The committee went around the table to gauge the opinions of the three options. The main consensus was in favor of option number three and the second option being the least favorable.
Sheriff Wardie Vincent said he saw either option one or two being options at all.
“It addresses some of the security issues, but doesn’t address the problem of handling and moving inmates,” he said. “I thought our idea was to put up a facility that would avoid that and have all us in the same area. Based on what I’m seeing there will be more vehicles, more manpower and still moving the same inmates from point A to point B.”
“Sheriff, I hate to pop your bubble, but option three still requires you to transport inmates,” said Jenkins.
“Option three is (constructing) a new courthouse, but it also shows us that we have land where we can add the facility,” he said. “Hopefully by the time we’re done looking at this facility, we’ll come into fruition with what we’re trying to do.”

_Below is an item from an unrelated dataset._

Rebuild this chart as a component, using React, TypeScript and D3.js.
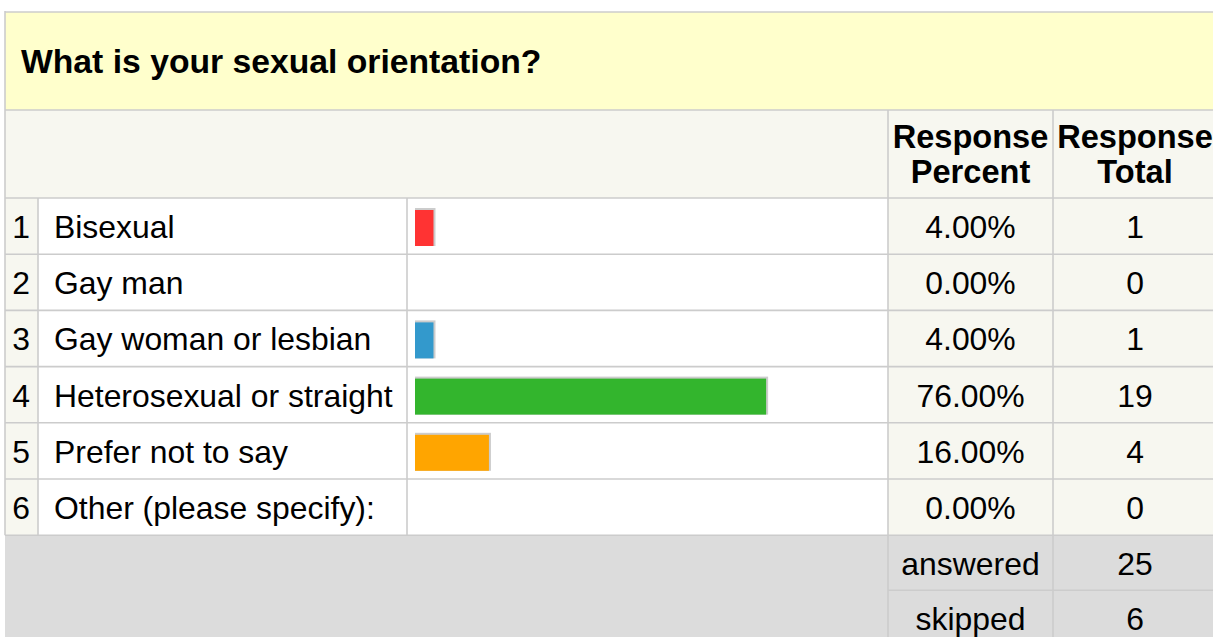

Vincent added he was in favor of having the jail/law enforcement center in proximity of the new courthouse and with the projected growth in cases as shown by the study, his office will need more space as well.
“So that will create more of a burden for the Sheriff’s Office, if this (growth) takes place,” he said.
Later on, the estimate of $20-$40 million was mentioned in order to build out the new court facility to include the proposed jail/law enforcement center.
Of the items suggested for inclusion in the firm’s final report to be presented to the commissioners was the estimate of hidden/added costs (i.e. land purchase, relocation factors), as well as examples of what has been done with historic courthouses after they have been vacated (museums, civic centers, county commissioner rooms) and how other communities have funded their new facilities (grants, loans).
A final report will be released to the committee for their consideration on September 29. The commissioners will see the recommendation from the committee in their second meeting of October.